Design of Gate Drive Circuit for Thyristor Stack in Electromagnetic Railgun by Load-Line Analysis

Abstract

A gate-drive circuit is presented, which simultaneously triggers high power thyristors for surge current operation in a 400-kJ, 2×3 series-parallel stack, to be used as a controllable switch in a pulsed power supply (PPS) for a railgun. This type of dynamic application requires high gate current with a large rate of rise. To arrive at the appropriate gate drive circuit, a load line analysis has been done. The point of intersection of this load line with the gate-cathode characteristics of the thyristor theoretically predicts the operating point. The gate triggering circuit is designed such that its Thévenin equivalent circuit corresponds to the load line intercepts.

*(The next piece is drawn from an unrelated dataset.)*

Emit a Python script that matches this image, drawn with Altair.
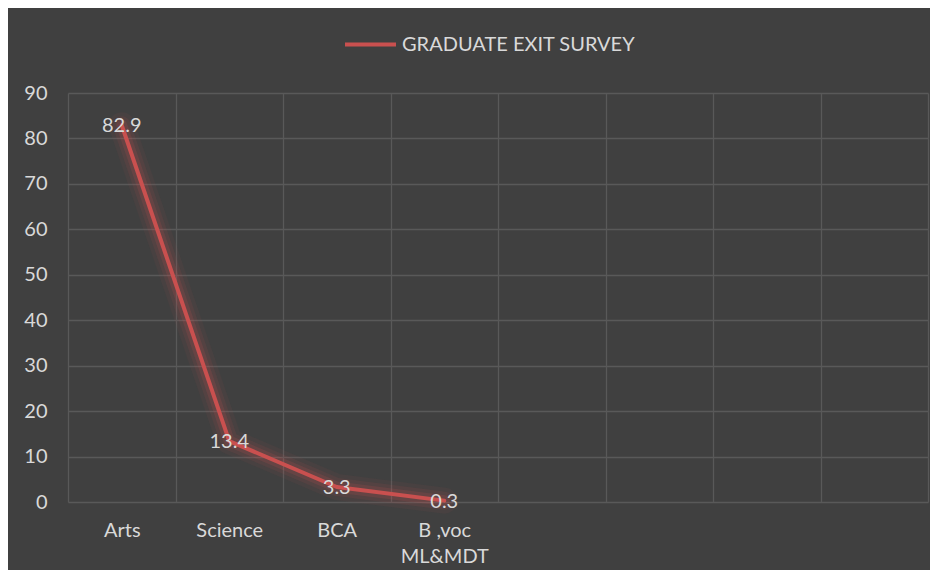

To verify the design, the gate-cathode characteristics of the thyristor have been behaviorally modeled as a diode, and SPICE simulations are performed on the designed triggering circuit with this diode as a load. A peak gate current and a gate-to-cathode voltage of 9 A and 6 V, respectively, are achieved, resulting in a design compliant with ABB 5STP26N6500 surge specifications. The peak rate of rise of gate current obtained is 10 A/μs. Beyond the 9-A peak, the current pulse starts decaying and remains nonzero up to 160 μs. Circuit configurations having load-lines ranging from (15 V/ 0.96 Ω) to (45 V/4.13 Ω) are examined, and the loadline with slope (45 V/4.13 Ω) is chosen, because it results in an output current ≤ 10 A (the maximum allowed gate current) for all temperatures in between maximum dynamic high temperature and minimum temperature of -40°C.